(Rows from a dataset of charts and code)
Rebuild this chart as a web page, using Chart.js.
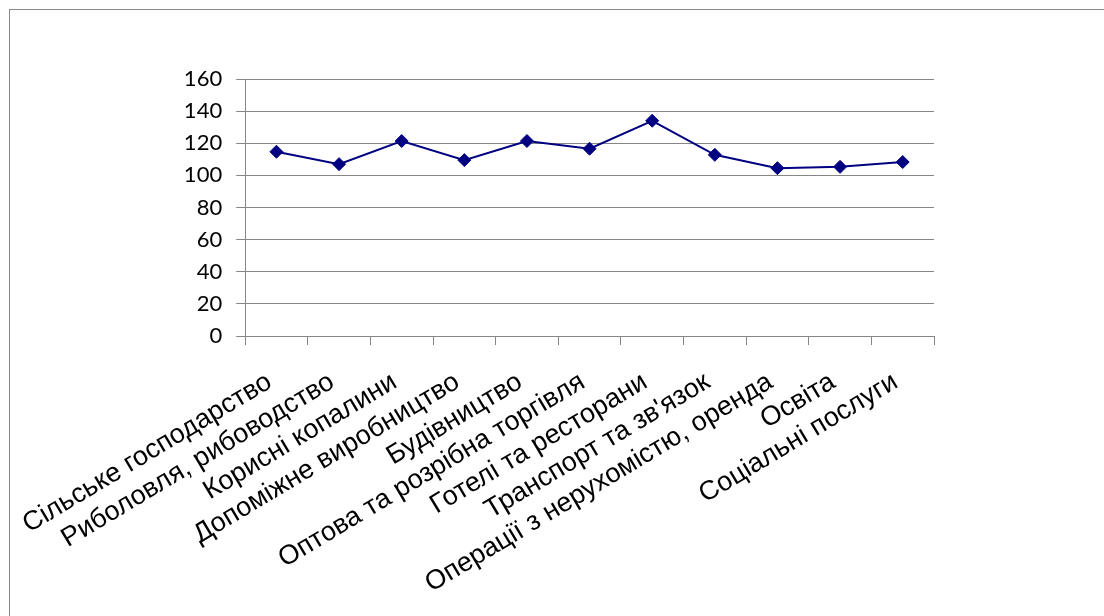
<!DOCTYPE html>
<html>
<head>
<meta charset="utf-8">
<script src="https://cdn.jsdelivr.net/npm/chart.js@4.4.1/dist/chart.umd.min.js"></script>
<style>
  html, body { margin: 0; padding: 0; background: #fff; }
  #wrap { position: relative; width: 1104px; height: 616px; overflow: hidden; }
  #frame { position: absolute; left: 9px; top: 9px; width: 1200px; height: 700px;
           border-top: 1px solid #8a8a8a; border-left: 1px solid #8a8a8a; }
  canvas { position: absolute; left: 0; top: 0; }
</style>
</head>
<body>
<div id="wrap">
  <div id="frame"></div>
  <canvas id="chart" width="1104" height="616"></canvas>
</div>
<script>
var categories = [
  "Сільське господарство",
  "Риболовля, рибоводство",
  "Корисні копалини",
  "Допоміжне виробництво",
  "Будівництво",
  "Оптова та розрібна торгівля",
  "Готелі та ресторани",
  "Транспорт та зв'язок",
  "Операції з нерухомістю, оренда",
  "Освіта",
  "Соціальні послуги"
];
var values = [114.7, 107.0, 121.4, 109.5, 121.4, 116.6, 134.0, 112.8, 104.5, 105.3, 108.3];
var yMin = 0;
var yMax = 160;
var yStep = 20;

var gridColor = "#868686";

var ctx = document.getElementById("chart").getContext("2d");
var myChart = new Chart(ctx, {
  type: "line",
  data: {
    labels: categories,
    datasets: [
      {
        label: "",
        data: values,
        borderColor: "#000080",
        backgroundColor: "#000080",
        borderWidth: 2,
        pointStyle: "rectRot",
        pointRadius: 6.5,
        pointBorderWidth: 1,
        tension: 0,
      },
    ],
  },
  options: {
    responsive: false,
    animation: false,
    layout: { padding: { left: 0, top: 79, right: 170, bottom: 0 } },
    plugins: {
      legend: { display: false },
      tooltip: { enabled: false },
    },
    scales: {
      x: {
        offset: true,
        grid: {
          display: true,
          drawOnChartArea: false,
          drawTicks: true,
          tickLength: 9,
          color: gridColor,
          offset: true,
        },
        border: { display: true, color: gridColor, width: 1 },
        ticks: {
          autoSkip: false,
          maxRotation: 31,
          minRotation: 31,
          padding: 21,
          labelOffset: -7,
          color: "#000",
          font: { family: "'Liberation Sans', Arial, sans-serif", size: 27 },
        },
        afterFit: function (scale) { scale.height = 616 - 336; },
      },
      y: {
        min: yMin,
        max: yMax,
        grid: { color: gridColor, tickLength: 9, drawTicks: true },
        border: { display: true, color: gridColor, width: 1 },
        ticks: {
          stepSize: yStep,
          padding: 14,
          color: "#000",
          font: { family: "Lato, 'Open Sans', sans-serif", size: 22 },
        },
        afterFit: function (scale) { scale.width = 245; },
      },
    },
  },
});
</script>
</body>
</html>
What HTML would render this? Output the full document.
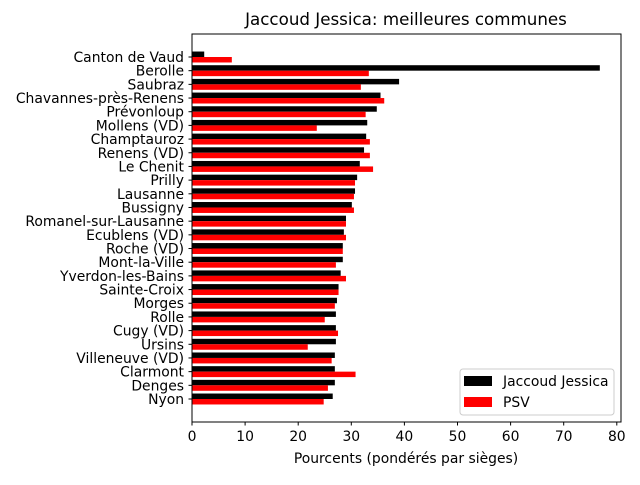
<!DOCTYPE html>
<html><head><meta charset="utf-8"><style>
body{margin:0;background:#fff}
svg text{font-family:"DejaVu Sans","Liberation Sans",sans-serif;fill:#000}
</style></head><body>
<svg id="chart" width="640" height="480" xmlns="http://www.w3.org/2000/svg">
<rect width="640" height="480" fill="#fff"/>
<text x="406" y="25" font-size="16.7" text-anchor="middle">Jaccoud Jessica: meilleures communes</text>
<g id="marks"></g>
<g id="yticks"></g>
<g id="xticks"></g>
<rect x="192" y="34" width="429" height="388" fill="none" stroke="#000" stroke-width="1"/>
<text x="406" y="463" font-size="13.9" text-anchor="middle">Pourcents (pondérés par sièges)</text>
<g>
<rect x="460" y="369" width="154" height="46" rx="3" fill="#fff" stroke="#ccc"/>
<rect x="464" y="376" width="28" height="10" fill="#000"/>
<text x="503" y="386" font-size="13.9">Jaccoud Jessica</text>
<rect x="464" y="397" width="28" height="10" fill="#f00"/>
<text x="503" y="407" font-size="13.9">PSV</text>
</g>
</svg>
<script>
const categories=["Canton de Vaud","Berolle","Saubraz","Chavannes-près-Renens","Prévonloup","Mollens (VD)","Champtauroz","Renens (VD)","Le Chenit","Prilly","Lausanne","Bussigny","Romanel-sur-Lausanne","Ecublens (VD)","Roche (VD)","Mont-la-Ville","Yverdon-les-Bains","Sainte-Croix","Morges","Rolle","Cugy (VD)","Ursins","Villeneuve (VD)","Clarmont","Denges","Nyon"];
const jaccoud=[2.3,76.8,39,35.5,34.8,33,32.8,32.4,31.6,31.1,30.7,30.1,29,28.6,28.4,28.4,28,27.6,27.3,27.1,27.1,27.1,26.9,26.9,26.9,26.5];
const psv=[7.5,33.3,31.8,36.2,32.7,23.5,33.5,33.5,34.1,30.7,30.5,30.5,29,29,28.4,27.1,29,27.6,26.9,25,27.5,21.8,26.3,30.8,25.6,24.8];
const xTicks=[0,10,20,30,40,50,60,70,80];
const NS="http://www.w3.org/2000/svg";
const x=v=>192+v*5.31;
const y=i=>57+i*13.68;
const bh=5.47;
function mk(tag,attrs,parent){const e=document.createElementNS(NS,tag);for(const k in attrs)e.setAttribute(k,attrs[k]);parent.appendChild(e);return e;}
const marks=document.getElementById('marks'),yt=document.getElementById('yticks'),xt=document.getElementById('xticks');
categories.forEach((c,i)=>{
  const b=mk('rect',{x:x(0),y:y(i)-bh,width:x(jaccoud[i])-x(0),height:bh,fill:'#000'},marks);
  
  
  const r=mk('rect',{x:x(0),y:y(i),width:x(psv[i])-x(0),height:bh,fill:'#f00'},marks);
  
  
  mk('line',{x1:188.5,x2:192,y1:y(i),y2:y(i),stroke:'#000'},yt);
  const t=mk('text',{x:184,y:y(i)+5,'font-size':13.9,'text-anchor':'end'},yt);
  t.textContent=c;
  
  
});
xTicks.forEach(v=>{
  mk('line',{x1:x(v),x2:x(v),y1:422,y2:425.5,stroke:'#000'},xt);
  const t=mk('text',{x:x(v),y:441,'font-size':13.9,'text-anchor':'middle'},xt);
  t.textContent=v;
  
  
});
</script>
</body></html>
...
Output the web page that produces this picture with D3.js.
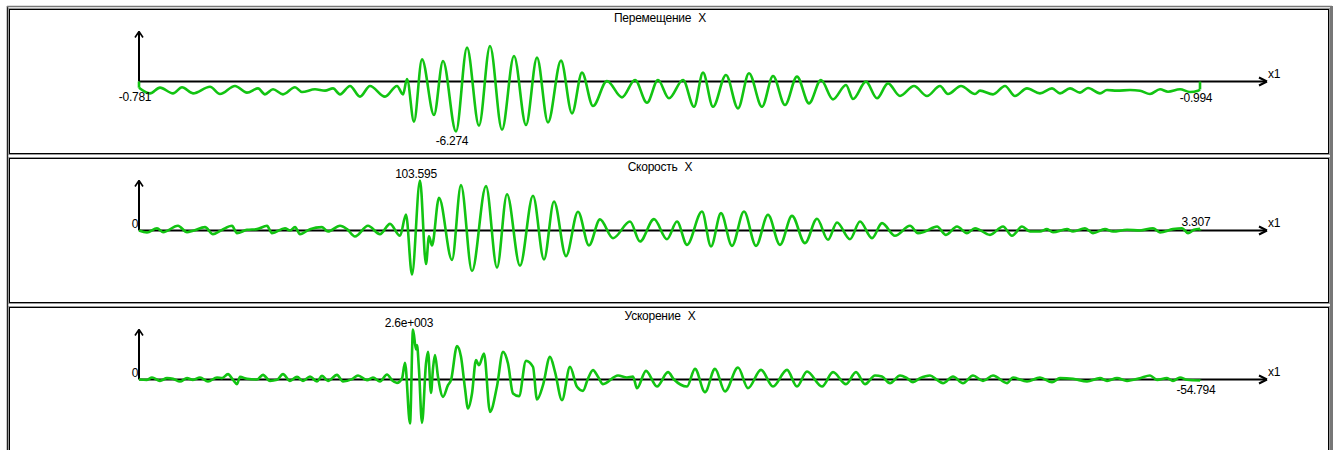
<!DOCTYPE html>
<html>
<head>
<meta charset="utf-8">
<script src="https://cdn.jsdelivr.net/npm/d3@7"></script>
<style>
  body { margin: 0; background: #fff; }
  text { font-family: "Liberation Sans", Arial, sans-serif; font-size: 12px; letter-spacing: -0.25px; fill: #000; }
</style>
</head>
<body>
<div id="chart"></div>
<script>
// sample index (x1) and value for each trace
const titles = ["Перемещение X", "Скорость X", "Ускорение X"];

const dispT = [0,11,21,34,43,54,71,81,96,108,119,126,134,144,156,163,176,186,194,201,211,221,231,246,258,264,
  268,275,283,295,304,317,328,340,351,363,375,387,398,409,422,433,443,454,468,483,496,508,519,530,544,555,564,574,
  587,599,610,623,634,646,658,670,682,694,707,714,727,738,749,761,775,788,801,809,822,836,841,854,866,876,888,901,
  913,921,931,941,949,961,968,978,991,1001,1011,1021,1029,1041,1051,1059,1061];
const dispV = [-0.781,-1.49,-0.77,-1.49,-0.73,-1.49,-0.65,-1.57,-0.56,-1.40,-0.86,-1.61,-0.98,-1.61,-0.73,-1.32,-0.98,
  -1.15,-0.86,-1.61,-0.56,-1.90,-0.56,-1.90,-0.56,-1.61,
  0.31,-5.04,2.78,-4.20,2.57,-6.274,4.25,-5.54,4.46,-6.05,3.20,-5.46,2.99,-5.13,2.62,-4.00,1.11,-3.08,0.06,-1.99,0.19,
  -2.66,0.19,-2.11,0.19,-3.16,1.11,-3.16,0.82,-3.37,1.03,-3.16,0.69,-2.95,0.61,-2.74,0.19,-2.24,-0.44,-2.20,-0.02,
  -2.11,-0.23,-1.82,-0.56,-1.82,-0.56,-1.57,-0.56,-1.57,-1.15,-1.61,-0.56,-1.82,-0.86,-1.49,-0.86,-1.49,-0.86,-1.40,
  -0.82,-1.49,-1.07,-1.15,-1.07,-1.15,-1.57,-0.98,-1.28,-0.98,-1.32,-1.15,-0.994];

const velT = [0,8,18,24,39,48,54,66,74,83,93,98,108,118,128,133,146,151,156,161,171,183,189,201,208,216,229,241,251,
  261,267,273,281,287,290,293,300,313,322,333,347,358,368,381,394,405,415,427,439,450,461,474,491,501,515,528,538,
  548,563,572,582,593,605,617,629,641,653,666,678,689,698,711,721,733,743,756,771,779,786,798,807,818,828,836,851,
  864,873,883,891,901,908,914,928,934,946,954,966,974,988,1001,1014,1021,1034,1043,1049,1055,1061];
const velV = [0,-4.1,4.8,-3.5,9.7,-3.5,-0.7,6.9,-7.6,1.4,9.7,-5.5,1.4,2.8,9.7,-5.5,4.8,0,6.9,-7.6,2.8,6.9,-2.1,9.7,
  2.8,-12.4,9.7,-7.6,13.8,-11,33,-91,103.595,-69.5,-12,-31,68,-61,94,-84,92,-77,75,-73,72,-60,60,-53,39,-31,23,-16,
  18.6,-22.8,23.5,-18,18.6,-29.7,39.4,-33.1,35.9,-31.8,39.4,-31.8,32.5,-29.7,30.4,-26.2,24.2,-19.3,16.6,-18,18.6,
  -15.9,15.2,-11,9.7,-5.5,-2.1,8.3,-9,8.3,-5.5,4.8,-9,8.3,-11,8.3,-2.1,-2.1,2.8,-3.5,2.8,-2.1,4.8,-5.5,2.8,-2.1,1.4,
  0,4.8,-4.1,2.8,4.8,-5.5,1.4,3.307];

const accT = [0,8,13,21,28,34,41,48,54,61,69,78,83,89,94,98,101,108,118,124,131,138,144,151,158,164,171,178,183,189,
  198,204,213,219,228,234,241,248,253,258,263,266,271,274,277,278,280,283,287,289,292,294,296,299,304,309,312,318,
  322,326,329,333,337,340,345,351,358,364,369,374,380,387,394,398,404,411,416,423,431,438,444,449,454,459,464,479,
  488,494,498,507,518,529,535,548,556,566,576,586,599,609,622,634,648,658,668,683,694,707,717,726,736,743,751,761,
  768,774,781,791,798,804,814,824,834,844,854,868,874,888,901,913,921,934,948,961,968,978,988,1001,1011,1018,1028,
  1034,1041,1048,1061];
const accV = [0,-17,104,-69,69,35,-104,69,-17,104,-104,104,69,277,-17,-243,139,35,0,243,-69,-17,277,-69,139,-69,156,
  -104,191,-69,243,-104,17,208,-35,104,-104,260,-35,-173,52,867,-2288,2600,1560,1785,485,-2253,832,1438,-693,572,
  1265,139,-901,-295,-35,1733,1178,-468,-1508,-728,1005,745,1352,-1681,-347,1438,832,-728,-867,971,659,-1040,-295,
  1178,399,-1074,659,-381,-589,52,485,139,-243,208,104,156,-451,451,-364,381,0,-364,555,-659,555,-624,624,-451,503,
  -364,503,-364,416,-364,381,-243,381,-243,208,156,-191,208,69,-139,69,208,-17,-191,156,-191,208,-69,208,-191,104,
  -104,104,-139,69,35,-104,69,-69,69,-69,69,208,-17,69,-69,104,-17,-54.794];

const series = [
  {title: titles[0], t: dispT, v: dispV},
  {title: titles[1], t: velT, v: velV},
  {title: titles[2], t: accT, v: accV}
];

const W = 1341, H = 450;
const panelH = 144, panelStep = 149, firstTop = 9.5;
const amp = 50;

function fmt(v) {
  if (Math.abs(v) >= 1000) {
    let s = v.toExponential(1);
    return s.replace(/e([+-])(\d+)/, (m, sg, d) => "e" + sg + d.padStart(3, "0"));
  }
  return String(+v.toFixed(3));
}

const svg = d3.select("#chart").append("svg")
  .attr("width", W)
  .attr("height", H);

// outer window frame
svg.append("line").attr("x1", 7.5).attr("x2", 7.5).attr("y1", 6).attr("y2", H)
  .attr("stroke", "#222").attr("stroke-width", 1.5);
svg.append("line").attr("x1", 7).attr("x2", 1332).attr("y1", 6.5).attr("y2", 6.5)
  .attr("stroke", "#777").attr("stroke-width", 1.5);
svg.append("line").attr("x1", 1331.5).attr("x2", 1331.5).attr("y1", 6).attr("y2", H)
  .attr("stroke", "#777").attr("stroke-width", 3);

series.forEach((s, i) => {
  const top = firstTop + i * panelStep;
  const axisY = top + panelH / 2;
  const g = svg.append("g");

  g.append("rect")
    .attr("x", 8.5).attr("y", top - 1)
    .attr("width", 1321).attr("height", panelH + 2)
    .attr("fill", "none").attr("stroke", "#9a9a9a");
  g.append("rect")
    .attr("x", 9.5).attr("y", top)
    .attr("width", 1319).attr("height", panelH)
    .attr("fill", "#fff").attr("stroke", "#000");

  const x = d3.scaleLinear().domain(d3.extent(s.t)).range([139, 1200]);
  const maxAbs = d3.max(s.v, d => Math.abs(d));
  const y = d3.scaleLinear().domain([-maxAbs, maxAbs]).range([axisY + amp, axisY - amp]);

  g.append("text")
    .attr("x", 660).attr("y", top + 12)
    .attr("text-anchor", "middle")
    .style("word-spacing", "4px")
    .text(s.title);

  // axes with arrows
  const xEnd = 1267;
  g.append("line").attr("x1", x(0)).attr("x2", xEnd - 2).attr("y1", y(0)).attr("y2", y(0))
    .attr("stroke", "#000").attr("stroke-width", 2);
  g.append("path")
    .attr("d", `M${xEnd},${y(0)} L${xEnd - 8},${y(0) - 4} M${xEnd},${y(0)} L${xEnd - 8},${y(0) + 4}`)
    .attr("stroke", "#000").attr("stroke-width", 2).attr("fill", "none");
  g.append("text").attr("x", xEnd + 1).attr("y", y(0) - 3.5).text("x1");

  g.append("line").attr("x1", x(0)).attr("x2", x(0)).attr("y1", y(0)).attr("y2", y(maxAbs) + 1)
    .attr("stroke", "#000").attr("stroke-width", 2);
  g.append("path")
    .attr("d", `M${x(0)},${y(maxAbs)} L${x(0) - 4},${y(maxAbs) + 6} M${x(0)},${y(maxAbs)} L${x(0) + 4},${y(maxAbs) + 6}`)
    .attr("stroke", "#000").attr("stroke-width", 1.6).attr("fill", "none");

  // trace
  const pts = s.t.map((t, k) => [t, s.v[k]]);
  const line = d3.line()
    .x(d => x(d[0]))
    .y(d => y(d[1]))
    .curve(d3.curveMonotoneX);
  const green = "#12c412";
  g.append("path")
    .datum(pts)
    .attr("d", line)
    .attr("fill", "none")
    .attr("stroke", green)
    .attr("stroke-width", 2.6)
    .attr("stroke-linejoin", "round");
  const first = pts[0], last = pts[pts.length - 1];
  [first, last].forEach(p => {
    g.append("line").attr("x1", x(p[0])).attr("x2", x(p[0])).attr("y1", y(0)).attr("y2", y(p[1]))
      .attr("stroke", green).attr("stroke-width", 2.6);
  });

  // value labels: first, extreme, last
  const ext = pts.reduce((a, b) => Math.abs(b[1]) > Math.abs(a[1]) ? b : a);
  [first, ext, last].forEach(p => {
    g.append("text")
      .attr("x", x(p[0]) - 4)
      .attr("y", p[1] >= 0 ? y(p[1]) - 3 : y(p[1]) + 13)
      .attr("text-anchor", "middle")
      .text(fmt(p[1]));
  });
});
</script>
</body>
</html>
==
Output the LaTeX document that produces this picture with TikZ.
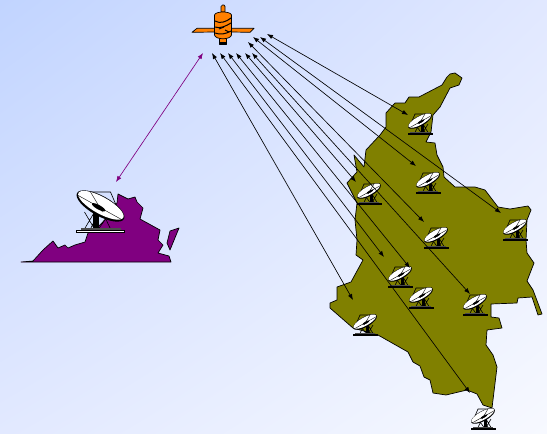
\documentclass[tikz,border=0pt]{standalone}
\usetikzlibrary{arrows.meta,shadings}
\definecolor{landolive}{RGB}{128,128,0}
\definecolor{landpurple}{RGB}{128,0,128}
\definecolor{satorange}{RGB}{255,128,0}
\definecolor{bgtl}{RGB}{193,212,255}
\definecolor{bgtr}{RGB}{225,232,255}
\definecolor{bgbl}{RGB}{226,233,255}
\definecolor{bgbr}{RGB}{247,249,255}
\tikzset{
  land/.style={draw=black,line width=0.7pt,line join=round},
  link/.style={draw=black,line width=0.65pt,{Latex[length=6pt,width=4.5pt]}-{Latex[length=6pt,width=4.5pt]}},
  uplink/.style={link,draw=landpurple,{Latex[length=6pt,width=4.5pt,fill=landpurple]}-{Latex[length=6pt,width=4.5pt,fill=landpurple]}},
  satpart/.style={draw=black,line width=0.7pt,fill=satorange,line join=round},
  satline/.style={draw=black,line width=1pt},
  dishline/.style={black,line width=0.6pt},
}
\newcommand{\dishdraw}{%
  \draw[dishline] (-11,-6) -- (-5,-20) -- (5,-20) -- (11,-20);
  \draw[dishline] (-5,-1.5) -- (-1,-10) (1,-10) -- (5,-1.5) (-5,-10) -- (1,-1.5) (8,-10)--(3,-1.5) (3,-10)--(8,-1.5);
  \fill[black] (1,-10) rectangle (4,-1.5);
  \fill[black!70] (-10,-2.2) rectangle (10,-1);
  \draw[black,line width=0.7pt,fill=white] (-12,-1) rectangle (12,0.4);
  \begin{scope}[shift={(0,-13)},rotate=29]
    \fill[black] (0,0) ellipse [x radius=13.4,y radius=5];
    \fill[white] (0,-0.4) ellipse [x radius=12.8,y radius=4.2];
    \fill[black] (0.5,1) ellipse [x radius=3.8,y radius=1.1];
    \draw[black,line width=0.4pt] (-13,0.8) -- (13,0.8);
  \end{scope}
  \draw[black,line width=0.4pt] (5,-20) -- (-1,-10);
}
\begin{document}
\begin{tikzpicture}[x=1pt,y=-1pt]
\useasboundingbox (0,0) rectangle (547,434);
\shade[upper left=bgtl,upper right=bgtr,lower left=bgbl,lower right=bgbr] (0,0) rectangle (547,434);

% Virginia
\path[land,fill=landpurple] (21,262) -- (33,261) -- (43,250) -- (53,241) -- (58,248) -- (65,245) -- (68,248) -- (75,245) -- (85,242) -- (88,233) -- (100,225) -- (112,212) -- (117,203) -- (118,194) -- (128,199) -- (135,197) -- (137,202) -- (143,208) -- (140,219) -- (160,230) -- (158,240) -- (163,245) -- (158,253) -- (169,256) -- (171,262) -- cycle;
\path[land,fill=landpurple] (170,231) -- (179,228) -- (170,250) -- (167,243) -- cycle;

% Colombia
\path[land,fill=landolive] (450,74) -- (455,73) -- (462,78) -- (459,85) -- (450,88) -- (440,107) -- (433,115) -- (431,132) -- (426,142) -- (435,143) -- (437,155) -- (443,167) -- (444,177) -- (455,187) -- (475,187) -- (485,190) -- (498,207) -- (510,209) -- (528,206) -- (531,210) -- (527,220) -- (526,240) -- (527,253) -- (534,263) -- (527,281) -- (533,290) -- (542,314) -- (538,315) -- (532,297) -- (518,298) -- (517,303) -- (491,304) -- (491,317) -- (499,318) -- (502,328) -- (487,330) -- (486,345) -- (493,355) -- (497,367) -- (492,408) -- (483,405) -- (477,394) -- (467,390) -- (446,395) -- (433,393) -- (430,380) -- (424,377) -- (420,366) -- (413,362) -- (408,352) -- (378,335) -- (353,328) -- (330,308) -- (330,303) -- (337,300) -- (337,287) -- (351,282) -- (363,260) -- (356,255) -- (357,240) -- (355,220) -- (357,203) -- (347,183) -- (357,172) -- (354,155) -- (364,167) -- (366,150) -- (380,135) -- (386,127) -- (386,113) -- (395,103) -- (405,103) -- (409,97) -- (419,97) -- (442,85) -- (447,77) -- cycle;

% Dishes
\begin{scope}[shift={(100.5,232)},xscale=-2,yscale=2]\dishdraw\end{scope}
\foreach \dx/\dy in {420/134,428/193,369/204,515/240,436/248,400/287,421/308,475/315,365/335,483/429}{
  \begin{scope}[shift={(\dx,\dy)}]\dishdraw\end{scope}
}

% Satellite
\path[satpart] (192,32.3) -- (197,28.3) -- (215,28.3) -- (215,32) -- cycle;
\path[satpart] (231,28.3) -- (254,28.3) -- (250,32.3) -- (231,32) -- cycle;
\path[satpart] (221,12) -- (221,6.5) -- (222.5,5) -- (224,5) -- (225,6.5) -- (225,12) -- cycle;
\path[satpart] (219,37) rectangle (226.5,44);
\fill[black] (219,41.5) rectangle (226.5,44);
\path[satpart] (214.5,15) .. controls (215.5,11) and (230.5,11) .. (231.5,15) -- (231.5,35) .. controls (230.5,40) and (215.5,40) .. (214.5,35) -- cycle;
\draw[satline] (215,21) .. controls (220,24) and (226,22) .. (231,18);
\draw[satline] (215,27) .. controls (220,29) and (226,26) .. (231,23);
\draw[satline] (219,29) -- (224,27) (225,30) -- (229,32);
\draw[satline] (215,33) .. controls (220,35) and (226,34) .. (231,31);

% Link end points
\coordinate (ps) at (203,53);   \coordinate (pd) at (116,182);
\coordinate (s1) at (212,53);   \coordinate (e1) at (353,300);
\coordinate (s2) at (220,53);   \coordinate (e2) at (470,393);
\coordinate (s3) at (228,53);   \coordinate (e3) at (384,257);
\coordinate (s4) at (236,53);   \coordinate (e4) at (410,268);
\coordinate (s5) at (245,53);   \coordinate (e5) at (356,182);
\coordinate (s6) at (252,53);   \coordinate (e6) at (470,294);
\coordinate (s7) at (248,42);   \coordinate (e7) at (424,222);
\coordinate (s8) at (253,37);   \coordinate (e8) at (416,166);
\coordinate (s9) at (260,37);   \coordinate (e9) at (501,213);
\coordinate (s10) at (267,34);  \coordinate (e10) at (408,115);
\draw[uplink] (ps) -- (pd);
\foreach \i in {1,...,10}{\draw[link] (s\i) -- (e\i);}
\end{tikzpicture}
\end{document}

**Given exercise:**
Repeat exactly the lines above, from the line that contains "Output the LaTeX" down through the line that contains "right=bgbr] (0,0) rectangle (547,434);". Include both of those lines and none of the pictures.

**Output for this exercise:**
Output the LaTeX document that produces this picture with TikZ.
\documentclass[tikz,border=0pt]{standalone}
\usetikzlibrary{arrows.meta,shadings}
\definecolor{landolive}{RGB}{128,128,0}
\definecolor{landpurple}{RGB}{128,0,128}
\definecolor{satorange}{RGB}{255,128,0}
\definecolor{bgtl}{RGB}{193,212,255}
\definecolor{bgtr}{RGB}{225,232,255}
\definecolor{bgbl}{RGB}{226,233,255}
\definecolor{bgbr}{RGB}{247,249,255}
\tikzset{
  land/.style={draw=black,line width=0.7pt,line join=round},
  link/.style={draw=black,line width=0.65pt,{Latex[length=6pt,width=4.5pt]}-{Latex[length=6pt,width=4.5pt]}},
  uplink/.style={link,draw=landpurple,{Latex[length=6pt,width=4.5pt,fill=landpurple]}-{Latex[length=6pt,width=4.5pt,fill=landpurple]}},
  satpart/.style={draw=black,line width=0.7pt,fill=satorange,line join=round},
  satline/.style={draw=black,line width=1pt},
  dishline/.style={black,line width=0.6pt},
}
\newcommand{\dishdraw}{%
  \draw[dishline] (-11,-6) -- (-5,-20) -- (5,-20) -- (11,-20);
  \draw[dishline] (-5,-1.5) -- (-1,-10) (1,-10) -- (5,-1.5) (-5,-10) -- (1,-1.5) (8,-10)--(3,-1.5) (3,-10)--(8,-1.5);
  \fill[black] (1,-10) rectangle (4,-1.5);
  \fill[black!70] (-10,-2.2) rectangle (10,-1);
  \draw[black,line width=0.7pt,fill=white] (-12,-1) rectangle (12,0.4);
  \begin{scope}[shift={(0,-13)},rotate=29]
    \fill[black] (0,0) ellipse [x radius=13.4,y radius=5];
    \fill[white] (0,-0.4) ellipse [x radius=12.8,y radius=4.2];
    \fill[black] (0.5,1) ellipse [x radius=3.8,y radius=1.1];
    \draw[black,line width=0.4pt] (-13,0.8) -- (13,0.8);
  \end{scope}
  \draw[black,line width=0.4pt] (5,-20) -- (-1,-10);
}
\begin{document}
\begin{tikzpicture}[x=1pt,y=-1pt]
\useasboundingbox (0,0) rectangle (547,434);
\shade[upper left=bgtl,upper right=bgtr,lower left=bgbl,lower right=bgbr] (0,0) rectangle (547,434);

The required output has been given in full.